Bitcoin (BTC) is known for its high volatility. Sharp price drops often worry investors, especially those who are new to crypto markets. However, BTC price declines usually happen due to a combination of economic, technical, and psychological factors, not just a single reason. Below is a comprehensive explanation of why Bitcoin may be falling.
Macroeconomic Pressure and Global Economy
Bitcoin does not move in isolation. When the global economy faces uncertainty—such as high inflation, rising interest rates, or economic slowdown—investors reduce risk.
Central banks (like the US Federal Reserve) raising interest rates make cash and bonds more attractive
Investors pull money out of risky assets, including crypto and tech stocks
BTC often falls alongside Nasdaq and S&P 500 during such periods
When money becomes expensive, speculation decreases.
Strong US Dollar (DXY Impact)
Bitcoin is negatively correlated with the US Dollar Index (DXY).

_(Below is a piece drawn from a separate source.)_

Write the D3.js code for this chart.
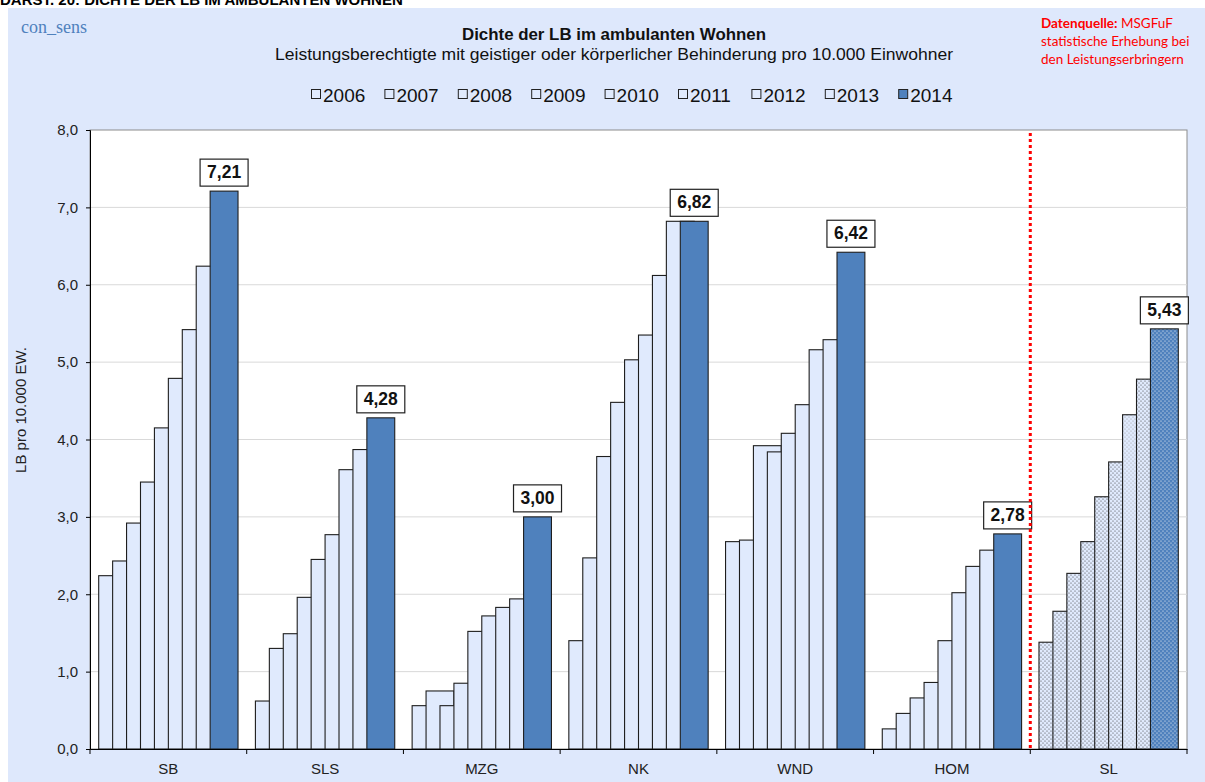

When the dollar strengthens, BTC usually weakens
Global investors prefer holding USD during uncertain times
BTC, priced against USD, faces selling pressure
Market Fear, Panic Selling & Sentiment
Crypto markets are emotion-driven.
Bad news spreads quickly on social media
Retail investors panic and sell at a loss
Fear & Greed Index moving toward “Fear” causes more downside
Panic selling accelerates price drops more than fundamentals.
Whale Activity and Institutional Selling
Large holders (“whales”) significantly impact BTC price.
Whales may sell BTC to take profits
Institutions rebalance portfolios during uncertainty
Large sell orders break key support levels
Once support breaks, stop-loss orders trigger, pushing price further down.
Technical Breakdown and Chart Patterns
Bitcoin traders rely heavily on technical analysis.
Common bearish signals include:
Break below 200-day moving average
Lower highs and lower lows
Breakdown of key support zones
RSI staying weak (below 50)
When technical levels fail, traders open short positions, increasing downward momentum.
Over-Leverage and Liquidations
Many traders use high leverage in futures trading.
When price drops, long positions get liquidated
Liquidations cause forced selling
This creates a chain reaction known as a liquidation cascade
This is why BTC sometimes drops sharply within minutes.
Regulatory Uncertainty
Government actions heavily influence crypto.
New regulations, bans, or stricter KYC rules
Delays or rejection of Bitcoin ETFs
Crackdowns on exchanges or stablecoins
Even rumors of regulation can cause market sell-offs.
Mining Pressure
Bitcoin miners must sell BTC to:
Pay electricity costs
Upgrade mining equipment
Stay profitable during price drops
When mining difficulty rises and price falls, miners sell more BTC, increasing supply.
Lack of Fresh Capital
Bull markets need new money.
If new investors stop entering
Trading volume decreases
Price struggles to move upward
Without demand, even small selling can push BTC lower.
Normal Market Cycles
Bitcoin moves in cycles:
Accumulation → Bull run → Distribution → Correction
Corrections of 20–40% are normal, even in bull markets
Long-term uptrend remains intact despite short-term drops
History shows BTC has survived multiple crashes and recovered stronger.
Is This the End of Bitcoin?
No. Bitcoin has faced:
80% crashes
Exchange collapses
Government bans
Media declaring it “dead” hundreds of times
Yet it continues to survive due to:
Fixed supply (21 million)
Growing adoption
Institutional interest
Decentralized nature
Should You Buy or Wait?
This depends on your strategy:
Long-term investors often see dips as opportunities (DCA strategy)
Short-term traders should wait for confirmation and trend reversal
Avoid emotional decisions and over-leverage
Final Thoughts
Bitcoin is going down mainly due to macro pressure, fear, technical breakdowns, and liquidity issues, not because it has failed. Volatility is part of the crypto market. Smart investors focus on risk management, patience, and long-term vision.
“Bitcoin doesn’t die — weak hands do.”